Post from William & Mary undergraduate student Kharis Schrage
When our research team set off from Palmer Station last week, I’d like to think the real research began.
Our cruise has scientists from all over the United States studying a variety of topics, from marine mammals to hydrology, phytoplankton, and our team’s focus on zooplankton. Along with our studies, there is a grid of oceanographic stations along the West Antarctic Peninsula that are sampled every year during these cruises. At each of these stations, a “CTD” sensor is cast to collect data on water Conductivity and Temperature at different Depths. (see Mar Arroyo’s previous post). While this is occurring, the whale biologists go out in the Zodiac, and our team deploys two nets off the back deck.
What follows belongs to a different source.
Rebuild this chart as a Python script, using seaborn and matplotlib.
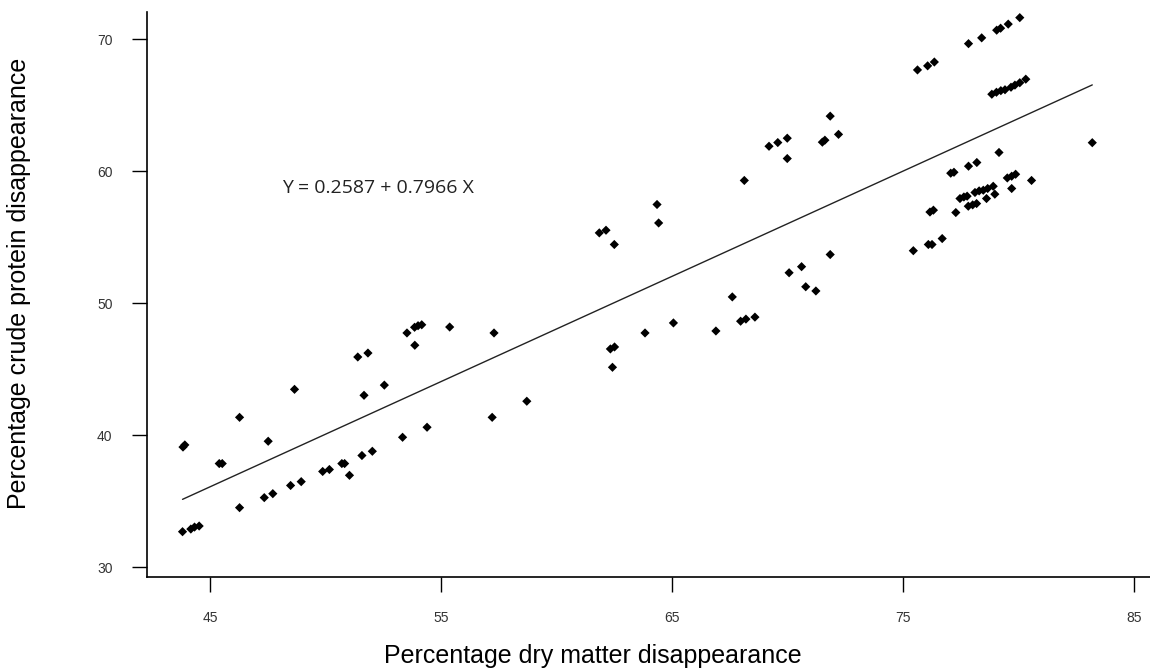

When our nets come up, each needs to be processed—which requires sorting, counting, and measuring all the contents.
We mostly focus on shrimp-like crustaceans called krill, but there are other cool things like juvenile fish and squid, planktonic snails, and jellyfish! It takes anywhere between two and eight hours to complete the processing, so we usually complete two to three cycles per day. We did a few special net tows on the first day called MOCNESS (multiple opening closing environmental sensory system), which is a big fancy contraption with eight nets that open and close at discrete depths, so we pulled a 36-hour day!
The boat operates 24 hours a day and I’m on the night shift (midnight to noon) with Joe and Katie (a volunteer from Texas A&M Galveston), while Debbie, Tricia, and Jack are on the day shift. Luckily there are Midnight rations, or “midrats,” so we get to have some breakfast when we wake up. The best part about being on the night shift is that we get to see both the sunset and the sunrise! At this point, both occur only about an hour apart, so the sun dips below the horizon while the sky stays colorful, and then it pops back up nearby. They are by far the most beautiful I’ve ever seen!
The boat rocks a bit when we get seas more than a few feet so we have to keep all the drawers in the lab locked. Thankfully, we have no-slip place mats in the galley to keep our food in front of us. Tricia’s birthday was this past week, so we decorated the lab and the cook made her a cake at lunchtime. We watch movies in the lounge when we’re traveling between stations, and we have just started a ship-wide cribbage tournament! Jack taught me how to play last week so I’m ready to go!
The other day we found sea ice. We broke through it slowly but surely. The crunching was really loud and it jostled the boat a lot, but there were seals everywhere so it was really cool! Yesterday, we dropped the birders off at a field camp on Avian Island where they will camp for the next four days studying penguins. While we were waiting for them to get settled in, we got to take a Zodiac ride around and look at the glaciers and penguins and seals. It was spectacular! Now we are on our way to our next station, so back to work!